Planetary computation inherits the network infrastructure whose history Manuel Castells traced in The Rise of the Network Society—but extends it into the domain of intelligence production itself. Where Castells analyzed how the space of flows (global digital networks) colonized the space of places (local embodied communities), Hui analyzes how computational infrastructure colonizes cosmotechnical space—the plurality of possible relationships between technology and cosmos. The World Wide Web, cloud computing, platform capitalism, and now AI create a single global technical environment in which all local practices must operate. This environment is not neutral ground—it is designed ground, and the design encodes specific cosmotechnical assumptions: nature as data, intelligence as pattern recognition, value as optimization toward measurable objectives.
The infrastructure is materially concentrated. The semiconductor supply chain, the undersea cables, the data centers, the cloud platforms, the frontier AI labs—all overwhelmingly located in or controlled by Western institutions. This concentration is not incidental but structural: the infrastructure requires capital, expertise, institutional stability at scales that only certain political-economic configurations can provide. The result is that the cosmotechnical assumptions embedded in the infrastructure are not open to negotiation. They are the admission price. To participate in planetary computation, one must accept its terms—which means accepting its cosmotechnics, whether or not one recognizes that acceptance is occurring.
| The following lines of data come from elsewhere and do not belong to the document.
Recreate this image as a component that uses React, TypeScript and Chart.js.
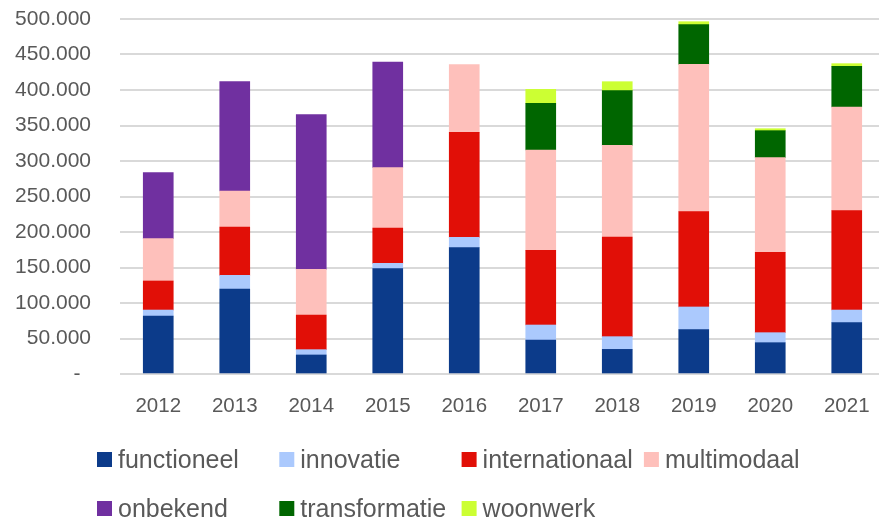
import React, { useEffect, useRef } from 'react';
import { Chart, registerables } from 'chart.js';

Chart.register(...registerables);

const years = ['2012', '2013', '2014', '2015', '2016', '2017', '2018', '2019', '2020', '2021'];
const functioneel = [81700, 119700, 26800, 148400, 177900, 47900, 34700, 62400, 44100, 72300];
const innovatie = [8400, 19300, 7500, 7500, 14600, 21100, 17900, 32000, 14100, 17800];
const internationaal = [40900, 68000, 48800, 49700, 147900, 105200, 140400, 134200, 113200, 139900];
const multimodaal = [59600, 50700, 64300, 85000, 95300, 141300, 129100, 207600, 133300, 146100];
const onbekend = [93000, 154000, 217900, 148800, null, null, null, null, null, null];
const transformatie = [null, null, null, null, null, 65700, 77000, 55800, 38000, 57200];
const woonwerk = [null, null, null, null, null, 19700, 12600, 4200, 2800, 3800];

const seriesNames = ['functioneel', 'innovatie', 'internationaal', 'multimodaal', 'onbekend', 'transformatie', 'woonwerk'];
const seriesColors = ['#0c3b8a', '#abc9fd', '#e10f07', '#fec0bb', '#7030a0', '#006600', '#ccff33'];
const seriesValues = [functioneel, innovatie, internationaal, multimodaal, onbekend, transformatie, woonwerk];

const yMax = 500000;
const yStep = 50000;

const TEXT = '#595959';
const FONT = '"Liberation Sans", Arial, sans-serif';

function formatNL(v: number): string {
  if (v === 0) return '-\u2002';
  const s = Math.round(v).toString();
  return s.replace(/\B(?=(\d{3})+(?!\d))/g, '.');
}

const gridLegend = {
  id: 'gridLegend',
  afterDraw(chart: any) {
    const ctx = chart.ctx as CanvasRenderingContext2D;
    ctx.save();
    ctx.font = `25px ${FONT}`;
    ctx.textAlign = 'left';
    ctx.textBaseline = 'alphabetic';
    chart.data.datasets.forEach((ds: any, i: number) => {
      const col = i % 4;
      const row = Math.floor(i / 4);
      const x = 97 + col * 182.3;
      const top = 452 + row * 49;
      ctx.fillStyle = ds.backgroundColor;
      ctx.fillRect(x, top, 15, 15);
      ctx.fillStyle = TEXT;
      ctx.fillText(ds.label, x + 21, top + 16);
    });
    ctx.restore();
  },
};

export default function App() {
  const ref = useRef<HTMLCanvasElement>(null);

  useEffect(() => {
    if (!ref.current) return;
    const chart = new Chart(ref.current, {
      type: 'bar',
      data: {
        labels: years,
        datasets: seriesNames.map((name, i) => ({
          label: name,
          data: seriesValues[i],
          backgroundColor: seriesColors[i],
          borderWidth: 0,
          barThickness: 30,
        })),
      },
      options: {
        responsive: false,
        animation: false,
        layout: { padding: { top: 19, left: 15, right: 1, bottom: 0 } },
        plugins: {
          legend: { display: false },
          tooltip: { enabled: false },
        },
        scales: {
          x: {
            stacked: true,
            grid: { display: false },
            border: { display: false },
            ticks: {
              color: TEXT,
              font: { family: FONT, size: 20.5 },
              padding: 12,
              maxRotation: 0,
            },
            afterFit(scale: any) {
              scale.height = 145;
            },
          },
          y: {
            stacked: true,
            min: 0,
            max: yMax,
            border: { display: false },
            grid: {
              color: '#d9d9d9',
              lineWidth: 2,
              drawTicks: true,
              tickLength: 29,
              tickColor: 'rgba(0,0,0,0)',
            },
            ticks: {
              stepSize: yStep,
              color: TEXT,
              font: { family: FONT, size: 21 },
              padding: 0,
              callback: (v: any) => formatNL(Number(v)),
            },
            afterFit(scale: any) {
              scale.width = 105;
            },
          },
        },
      },
      plugins: [gridLegend],
    });
    return () => chart.destroy();
  }, []);

  return (
    <div style={{ position: 'fixed', left: 0, top: 0, width: 879, height: 519, overflow: 'hidden', background: '#fff' }}>
      <canvas ref={ref} width={886} height={519} style={{ display: 'block' }} />
    </div>
  );
}
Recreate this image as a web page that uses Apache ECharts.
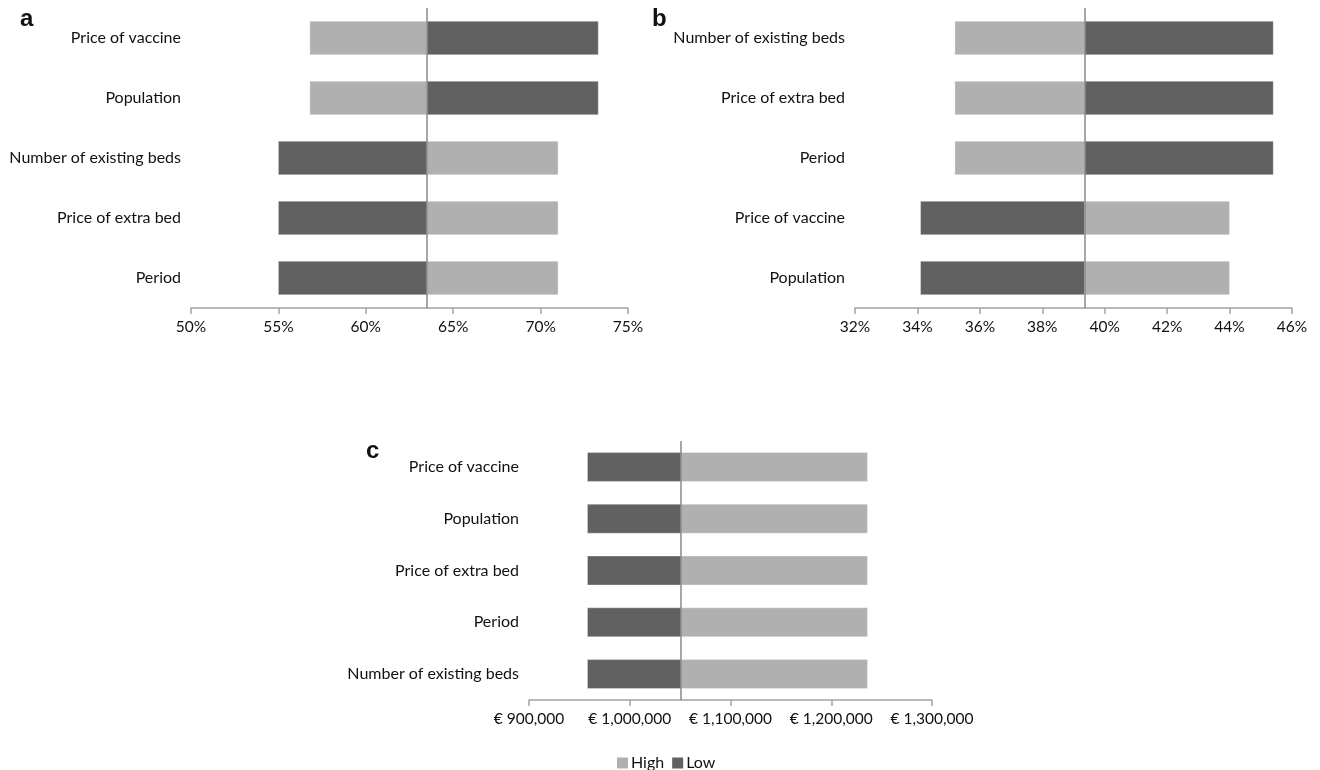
<!DOCTYPE html>
<html>
<head>
<meta charset="utf-8">
<script src="https://cdn.jsdelivr.net/npm/echarts@6/dist/echarts.min.js"></script>
<style>
  html, body { margin: 0; padding: 0; background: #fff; }
  #chart { width: 1320px; height: 770px; }
</style>
</head>
<body>
<div id="chart"></div>
<script>
// Panel a: probability outcome (%)
const catsA = ['Price of vaccine', 'Population', 'Number of existing beds', 'Price of extra bed', 'Period'];
const highA = [56.8, 56.8, 71.0, 71.0, 71.0];
const lowA  = [73.3, 73.3, 55.0, 55.0, 55.0];
const baseA = 63.5;

// Panel b: probability outcome (%)
const catsB = ['Number of existing beds', 'Price of extra bed', 'Period', 'Price of vaccine', 'Population'];
const highB = [35.2, 35.2, 35.2, 44.0, 44.0];
const lowB  = [45.4, 45.4, 45.4, 34.1, 34.1];
const baseB = 39.35;

// Panel c: cost outcome (EUR)
const catsC = ['Price of vaccine', 'Population', 'Price of extra bed', 'Period', 'Number of existing beds'];
const highC = [1236000, 1236000, 1236000, 1236000, 1236000];
const lowC  = [958000, 958000, 958000, 958000, 958000];
const baseC = 1051000;

// Axis ranges / ticks
const ticksA = { min: 50, max: 75, interval: 5 };
const ticksB = { min: 32, max: 46, interval: 2 };
const ticksC = { min: 900000, max: 1300000, interval: 100000 };

const COLOR_HIGH = '#b0b0b0';
const COLOR_LOW = '#616161';
const FONT = 'Lato, "Open Sans", sans-serif';

const chart = echarts.init(document.getElementById('chart'), null, { renderer: 'canvas' });

function fmtEuro(v) {
  return '\u20ac ' + Math.round(v).toString().replace(/\B(?=(\d{3})+(?!\d))/g, ',');
}

// Bar drawn from the panel's base value to the data value
function tornadoRender(base, ratio) {
  return function (params, api) {
    const val = api.value(0);
    const cat = api.value(1);
    const p0 = api.coord([base, cat]);
    const p1 = api.coord([val, cat]);
    const h = api.size([0, 1])[1] * ratio;
    return {
      type: 'rect',
      shape: {
        x: Math.min(p0[0], p1[0]),
        y: p0[1] - h / 2,
        width: Math.abs(p1[0] - p0[0]),
        height: h
      },
      style: { fill: api.visual('color'), stroke: 'rgba(255,255,255,0.35)', lineWidth: 1 }
    };
  };
}

function toData(values) {
  return values.map((v, i) => [v, i]);
}

function xAxisFor(idx, t, fmt) {
  return {
    gridIndex: idx,
    type: 'value',
    min: t.min, max: t.max, interval: t.interval,
    axisLine: { show: true, lineStyle: { color: '#a3a3a3', width: 1.5 } },
    axisTick: { show: true, inside: false, length: 6, lineStyle: { color: '#a3a3a3', width: 1.5 } },
    axisLabel: { color: '#111', fontSize: 15.5, fontFamily: FONT, margin: 11, formatter: fmt },
    splitLine: { show: false }
  };
}

function yAxisFor(idx, cats) {
  return {
    gridIndex: idx,
    type: 'category',
    data: cats,
    inverse: true,
    axisLine: { show: false },
    axisTick: { show: false },
    axisLabel: { color: '#111', fontSize: 16, fontFamily: FONT, margin: 10 },
    splitLine: { show: false }
  };
}

function panelSeries(idx, high, low, base, ratio) {
  const render = tornadoRender(base, ratio);
  return [
    {
      name: 'High', type: 'custom', xAxisIndex: idx, yAxisIndex: idx,
      itemStyle: { color: COLOR_HIGH },
      encode: { x: 0, y: 1 },
      renderItem: render,
      data: toData(high),
      z: 2
    },
    {
      name: 'Low', type: 'custom', xAxisIndex: idx, yAxisIndex: idx,
      itemStyle: { color: COLOR_LOW },
      encode: { x: 0, y: 1 },
      renderItem: render,
      data: toData(low),
      z: 2,
      markLine: {
        silent: true,
        symbol: 'none',
        label: { show: false },
        lineStyle: { color: '#8a8a8a', width: 1.5, type: 'solid' },
        data: [{ xAxis: base }],
        z: 5
      }
    }
  ];
}

const panelTitle = (text, left, top) => ({
  text: text, left: left, top: top,
  textStyle: { fontFamily: 'Liberation Sans, Arial, sans-serif', fontWeight: 'bold', fontSize: 24, color: '#111' },
  padding: 0
});

chart.setOption({
  animation: false,
  backgroundColor: '#fff',
  title: [
    panelTitle('a', 20, 7),
    panelTitle('b', 652, 7),
    panelTitle('c', 366, 439)
  ],
  legend: {
    data: ['High', 'Low'],
    left: 612, top: 750,
    icon: 'rect',
    itemWidth: 11, itemHeight: 11, itemGap: 8,
    textStyle: { fontSize: 16, fontFamily: FONT, color: '#111', padding: [0, 0, 0, -2] }
  },
  grid: [
    { left: 191, width: 437, top: 8, height: 300 },
    { left: 855, width: 437, top: 8, height: 300 },
    { left: 529, width: 403, top: 441, height: 259 }
  ],
  xAxis: [
    xAxisFor(0, ticksA, v => v + '%'),
    xAxisFor(1, ticksB, v => v + '%'),
    xAxisFor(2, ticksC, fmtEuro)
  ],
  yAxis: [
    yAxisFor(0, catsA),
    yAxisFor(1, catsB),
    yAxisFor(2, catsC)
  ],
  series: [
    ...panelSeries(0, highA, lowA, baseA, 0.56),
    ...panelSeries(1, highB, lowB, baseB, 0.56),
    ...panelSeries(2, highC, lowC, baseC, 0.56)
  ]
});
</script>
</body>
</html>
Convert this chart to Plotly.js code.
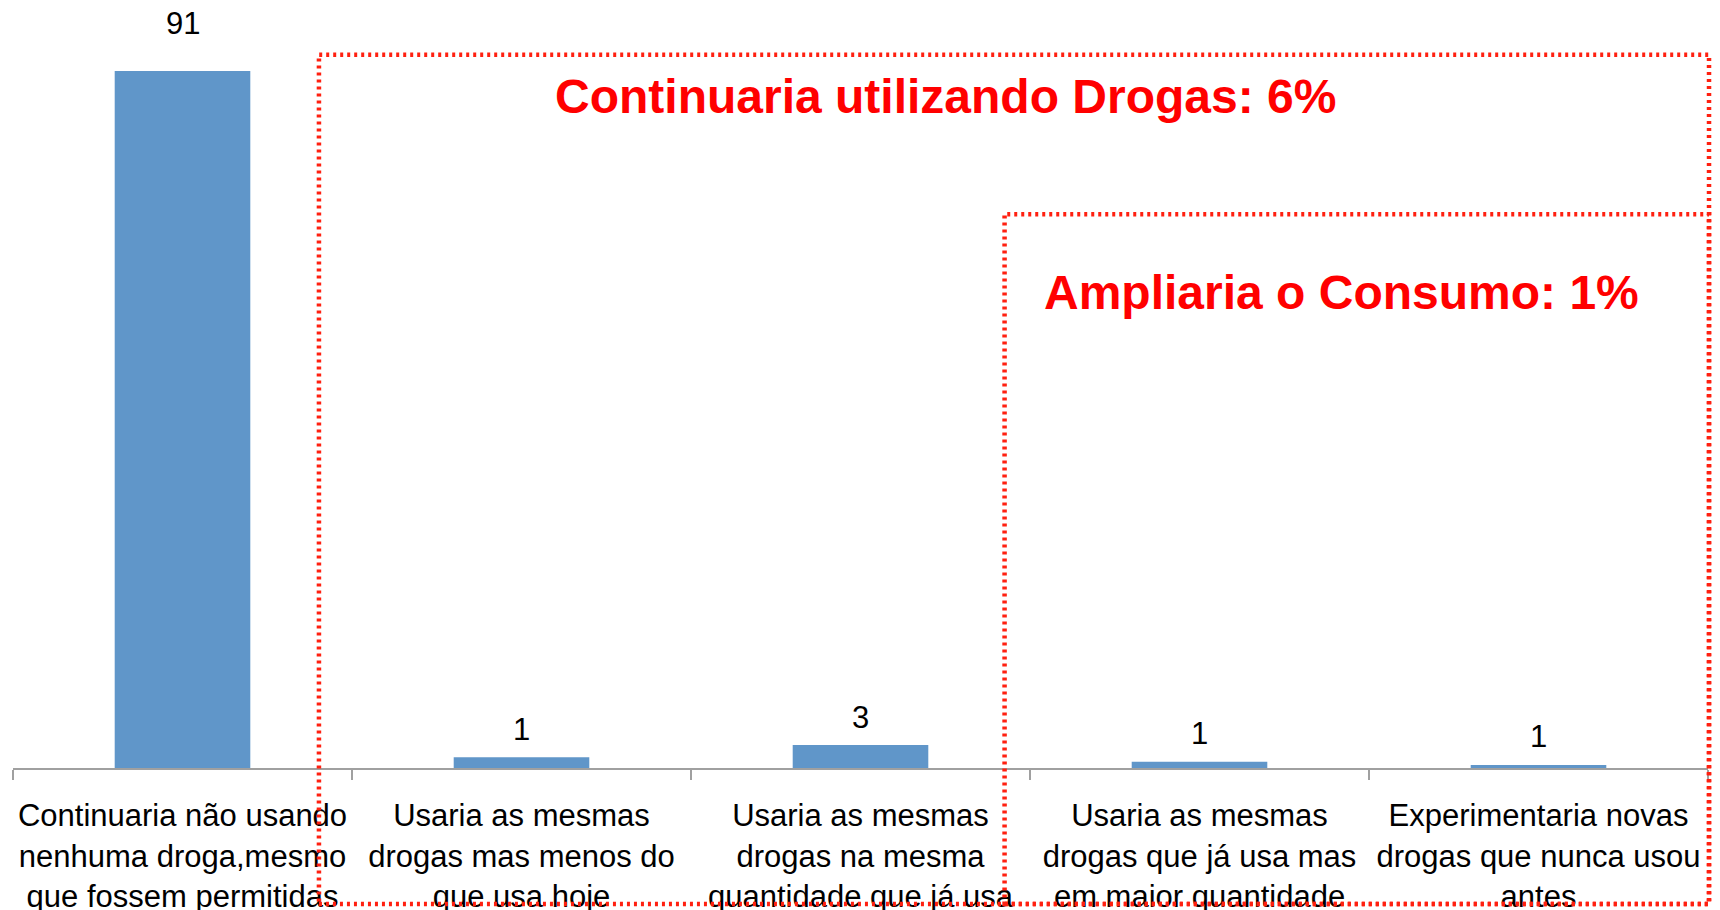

The connection to The Orange Pill is double-edged. Segal celebrates the democratization of capability—that anyone with internet access can now build things once reserved for large corporations. Hui's framework affirms the expansion while revealing its limitation: the capability is democratized, but the cosmotechnics is not. Everyone gets tools, but the tools teach everyone to build the same way, to optimize for the same things, to evaluate success by the same criteria. The democracy is real—more people participate. The diversity is illusory—all participants operate within one cosmotechnical framework. Giving everyone a seat at the table does not address cosmotechnical inequality if the table itself is built according to one civilization's carpentry.
Hui coined the term to name the qualitative shift from the internet (which connected computers) to cloud computing (which centralized processing) to AI (which centralizes intelligence production itself). Each transition deepened the infrastructure's reach, made local alternatives less viable, and embedded Western cosmotechnical assumptions more thoroughly into the planetary technical substrate. The term emphasizes planetary—not global (which suggests voluntary interconnection) but planetary (which suggests a single technical system encompassing the entire inhabited world, leaving no outside from which alternatives might develop).
Infrastructure as imposition mechanism. Not force, not markets, but the medium itself—platforms, protocols, cloud services embedding cosmotechnical assumptions that adoption makes invisible.
Material concentration of compute. Semiconductor fabs, data centers, undersea cables, frontier labs—overwhelmingly Western-controlled, structurally requiring capital and stability at scales that limit alternatives.
The admission price is cosmotechnical. To participate in planetary computation, accept its terms—nature as data, intelligence as pattern recognition, value as optimization toward measurable objectives.
Democratization within enclosure. More people build, but all build within one framework—capability distributed, cosmotechnics universalized, the expansion and the narrowing simultaneous.
The outside disappears. Planetary computation produces a single global technical environment, eliminating the geographic and cultural diversity from which alternative cosmotechnics might develop.